George Feeney

Personal information
- Full name: George James Feeney
- Date of birth: 19 January 2008 (age 18)
- Place of birth: Newport, Wales
- Position: Striker

Team information
- Current team: Tottenham Hotspur

Youth career
- 0000–2023: Glentoran
- 2024–: Tottenham Hotspur

Senior career*
- Years: Team / Apps / (Gls)
- 2023–2024: Glentoran / 9 / (0)

International career^{‡}
- 2023: Northern Ireland U16 / 4 / (3)
- 2023–: Northern Ireland U17 / 5 / (0)
- 2024: Wales U16 / 1 / (0)

= George Feeney (footballer) =

Northern Ireland footballer (born 2008)

George James Feeney (born 19 January 2008) is a Northern Irish footballer who plays as a striker at Premier League club Tottenham Hotspur's academy. He has played youth international football for Wales and Northern Ireland.

==Early life==
Born in Wales, he attended Ashfield Boys' High School in Belfast. Aged 14 years-old, he scored the fastest goal in the history of the SuperCupNI when he scored after 15 seconds of a Glentoran youth team win over Ballymena United youth.

==Club career==

=== Glentoran ===
Feeney made his senior debut for Glentoran in September 2023 in the County Antrim Shield against Crusaders.
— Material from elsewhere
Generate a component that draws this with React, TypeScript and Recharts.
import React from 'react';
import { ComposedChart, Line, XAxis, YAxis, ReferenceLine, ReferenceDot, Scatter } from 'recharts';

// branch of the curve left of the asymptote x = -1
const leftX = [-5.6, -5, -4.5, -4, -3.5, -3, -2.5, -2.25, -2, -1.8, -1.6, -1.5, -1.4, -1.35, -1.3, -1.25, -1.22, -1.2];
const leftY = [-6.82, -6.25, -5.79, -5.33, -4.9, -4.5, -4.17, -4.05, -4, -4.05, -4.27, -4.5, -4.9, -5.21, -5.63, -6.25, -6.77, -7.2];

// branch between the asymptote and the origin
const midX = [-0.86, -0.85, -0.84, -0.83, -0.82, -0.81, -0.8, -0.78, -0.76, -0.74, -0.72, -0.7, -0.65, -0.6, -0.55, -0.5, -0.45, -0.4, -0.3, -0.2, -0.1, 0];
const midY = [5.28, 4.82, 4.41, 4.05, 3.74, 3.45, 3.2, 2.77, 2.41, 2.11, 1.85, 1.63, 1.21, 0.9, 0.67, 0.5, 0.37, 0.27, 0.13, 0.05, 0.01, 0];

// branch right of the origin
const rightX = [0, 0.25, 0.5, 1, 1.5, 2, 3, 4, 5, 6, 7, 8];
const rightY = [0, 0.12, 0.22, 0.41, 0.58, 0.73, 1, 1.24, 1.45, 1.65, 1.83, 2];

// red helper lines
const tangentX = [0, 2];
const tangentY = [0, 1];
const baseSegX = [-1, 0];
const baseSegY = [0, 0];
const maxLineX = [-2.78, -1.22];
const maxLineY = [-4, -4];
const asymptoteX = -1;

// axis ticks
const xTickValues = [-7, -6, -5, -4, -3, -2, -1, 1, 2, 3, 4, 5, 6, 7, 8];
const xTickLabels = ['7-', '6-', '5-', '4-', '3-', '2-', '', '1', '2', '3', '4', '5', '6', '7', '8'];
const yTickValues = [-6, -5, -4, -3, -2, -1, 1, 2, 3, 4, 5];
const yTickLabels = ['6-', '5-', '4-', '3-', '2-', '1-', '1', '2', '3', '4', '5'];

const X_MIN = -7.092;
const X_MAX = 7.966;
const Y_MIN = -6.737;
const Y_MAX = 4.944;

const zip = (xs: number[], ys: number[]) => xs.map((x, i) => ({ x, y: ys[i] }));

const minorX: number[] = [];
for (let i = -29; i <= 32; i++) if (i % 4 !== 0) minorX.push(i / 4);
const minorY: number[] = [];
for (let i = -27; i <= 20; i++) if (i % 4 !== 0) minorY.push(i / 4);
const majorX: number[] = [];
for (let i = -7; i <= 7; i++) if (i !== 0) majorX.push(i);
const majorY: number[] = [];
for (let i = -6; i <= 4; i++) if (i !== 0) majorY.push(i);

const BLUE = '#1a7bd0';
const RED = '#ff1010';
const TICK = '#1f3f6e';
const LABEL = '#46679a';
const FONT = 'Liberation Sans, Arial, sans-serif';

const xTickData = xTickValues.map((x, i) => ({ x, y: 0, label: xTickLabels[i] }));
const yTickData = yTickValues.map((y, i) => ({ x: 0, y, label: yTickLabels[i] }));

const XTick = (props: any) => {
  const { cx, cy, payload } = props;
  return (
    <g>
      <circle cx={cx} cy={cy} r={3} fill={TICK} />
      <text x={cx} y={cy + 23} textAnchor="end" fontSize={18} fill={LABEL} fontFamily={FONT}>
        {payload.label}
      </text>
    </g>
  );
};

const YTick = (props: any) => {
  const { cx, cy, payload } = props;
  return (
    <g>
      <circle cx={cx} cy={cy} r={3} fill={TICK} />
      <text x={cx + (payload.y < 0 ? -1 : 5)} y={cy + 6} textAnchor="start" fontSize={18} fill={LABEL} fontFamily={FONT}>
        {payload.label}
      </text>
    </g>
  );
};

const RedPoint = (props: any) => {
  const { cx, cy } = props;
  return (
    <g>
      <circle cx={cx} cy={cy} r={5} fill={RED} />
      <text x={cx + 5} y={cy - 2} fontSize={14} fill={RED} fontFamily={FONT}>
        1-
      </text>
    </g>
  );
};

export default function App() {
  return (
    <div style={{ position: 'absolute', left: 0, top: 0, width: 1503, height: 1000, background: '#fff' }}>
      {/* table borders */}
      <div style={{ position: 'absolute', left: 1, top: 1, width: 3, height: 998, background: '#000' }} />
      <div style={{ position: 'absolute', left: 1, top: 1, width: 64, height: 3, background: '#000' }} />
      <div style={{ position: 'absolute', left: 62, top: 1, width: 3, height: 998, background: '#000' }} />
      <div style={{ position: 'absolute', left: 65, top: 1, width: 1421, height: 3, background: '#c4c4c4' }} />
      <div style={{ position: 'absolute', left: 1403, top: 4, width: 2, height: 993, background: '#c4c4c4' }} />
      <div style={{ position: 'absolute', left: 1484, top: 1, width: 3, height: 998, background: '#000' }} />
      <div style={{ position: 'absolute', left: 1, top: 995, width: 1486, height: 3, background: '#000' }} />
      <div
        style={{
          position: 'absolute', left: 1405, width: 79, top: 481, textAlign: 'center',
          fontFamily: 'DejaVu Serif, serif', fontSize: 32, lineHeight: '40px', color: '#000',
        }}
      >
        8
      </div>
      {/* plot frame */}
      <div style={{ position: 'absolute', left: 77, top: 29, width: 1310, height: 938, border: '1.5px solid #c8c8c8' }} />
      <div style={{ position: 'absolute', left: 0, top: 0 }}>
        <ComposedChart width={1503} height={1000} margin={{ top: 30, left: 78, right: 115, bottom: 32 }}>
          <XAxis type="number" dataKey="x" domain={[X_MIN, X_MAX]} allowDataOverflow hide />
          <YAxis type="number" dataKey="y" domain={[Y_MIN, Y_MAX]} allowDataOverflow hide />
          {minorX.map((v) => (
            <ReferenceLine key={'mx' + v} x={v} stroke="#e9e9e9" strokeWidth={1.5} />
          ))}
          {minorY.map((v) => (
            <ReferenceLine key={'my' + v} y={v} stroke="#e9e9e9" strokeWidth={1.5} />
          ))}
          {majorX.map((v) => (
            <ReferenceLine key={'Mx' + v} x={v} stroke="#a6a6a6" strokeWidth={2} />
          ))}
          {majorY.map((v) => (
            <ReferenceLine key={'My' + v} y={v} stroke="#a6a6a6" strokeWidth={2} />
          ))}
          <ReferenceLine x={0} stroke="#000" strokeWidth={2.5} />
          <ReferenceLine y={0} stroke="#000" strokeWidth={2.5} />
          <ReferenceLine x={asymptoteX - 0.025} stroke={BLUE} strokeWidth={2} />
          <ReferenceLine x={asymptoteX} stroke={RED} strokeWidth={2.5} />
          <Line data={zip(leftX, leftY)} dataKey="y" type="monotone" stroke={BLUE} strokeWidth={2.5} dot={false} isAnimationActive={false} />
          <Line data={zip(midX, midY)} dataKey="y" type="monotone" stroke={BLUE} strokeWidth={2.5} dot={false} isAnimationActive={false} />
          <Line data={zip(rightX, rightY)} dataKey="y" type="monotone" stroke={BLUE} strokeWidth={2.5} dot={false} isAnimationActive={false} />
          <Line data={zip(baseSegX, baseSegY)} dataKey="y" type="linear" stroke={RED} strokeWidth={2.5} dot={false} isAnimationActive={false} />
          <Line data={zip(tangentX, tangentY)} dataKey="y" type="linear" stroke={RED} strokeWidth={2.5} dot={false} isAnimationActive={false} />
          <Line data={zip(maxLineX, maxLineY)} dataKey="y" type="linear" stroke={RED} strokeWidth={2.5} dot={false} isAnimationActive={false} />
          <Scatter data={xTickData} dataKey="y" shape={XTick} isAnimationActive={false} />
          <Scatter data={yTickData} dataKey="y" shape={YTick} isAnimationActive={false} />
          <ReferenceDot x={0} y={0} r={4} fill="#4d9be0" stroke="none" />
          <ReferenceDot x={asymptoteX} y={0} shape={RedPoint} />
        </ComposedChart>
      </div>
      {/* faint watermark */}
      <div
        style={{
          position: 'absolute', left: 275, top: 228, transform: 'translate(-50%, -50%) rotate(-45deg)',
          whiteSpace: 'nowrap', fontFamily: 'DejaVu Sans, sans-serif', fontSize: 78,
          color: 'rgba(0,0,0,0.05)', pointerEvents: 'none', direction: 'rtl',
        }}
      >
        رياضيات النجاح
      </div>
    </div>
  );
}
He made his NIFL Premiership debut on 9 September 2023, against Newry City in a 4-2 away win. He scored his first senior goal in the Northern Ireland Football League Cup against Dollingstown at The Oval in October 2023, becoming the club's youngest-ever goalscorer.

In November 2023, he was linked to a move to England with four Premier League clubs reported as being interested.

=== Tottenham Hotspur ===
On 4 July 2024, English Premier League club Tottenham Hotspur announced the signing of Feeney in an undisclosed deal. He signed his first professional contract with Tottenham on 21 January 2025.

==International career==
Feeney was born in Wales, like his paternal grandfather, while his father was born in Northern Ireland. He scored his first goal for Northern Ireland U16 against Wales U16 in November 2023. That year he was also called up to the Northern Ireland U17 side. In 2024, he switched his allegiance to Wales and played for the U16 side in a friendly against the Czech Republic U16 on 26 March. In October 2024, Feeney committed to play for Northern Ireland in the future and was recalled to the under 17s.

==Personal life==
He is the son of former Northern Ireland international Warren Feeney. Warren Feeney was the manager at Glentoran when George made his debut, and Warren described himself as his son's "harshest critic" and had to be persuaded by his assistant-manager John Gregg to give George Feeney his first team debut, who told him he "deserved it" due to his goalscoring form for the reserves. His great grandfather Jim and grandfather Warren Feeney Sr. also represented Northern Ireland at international football.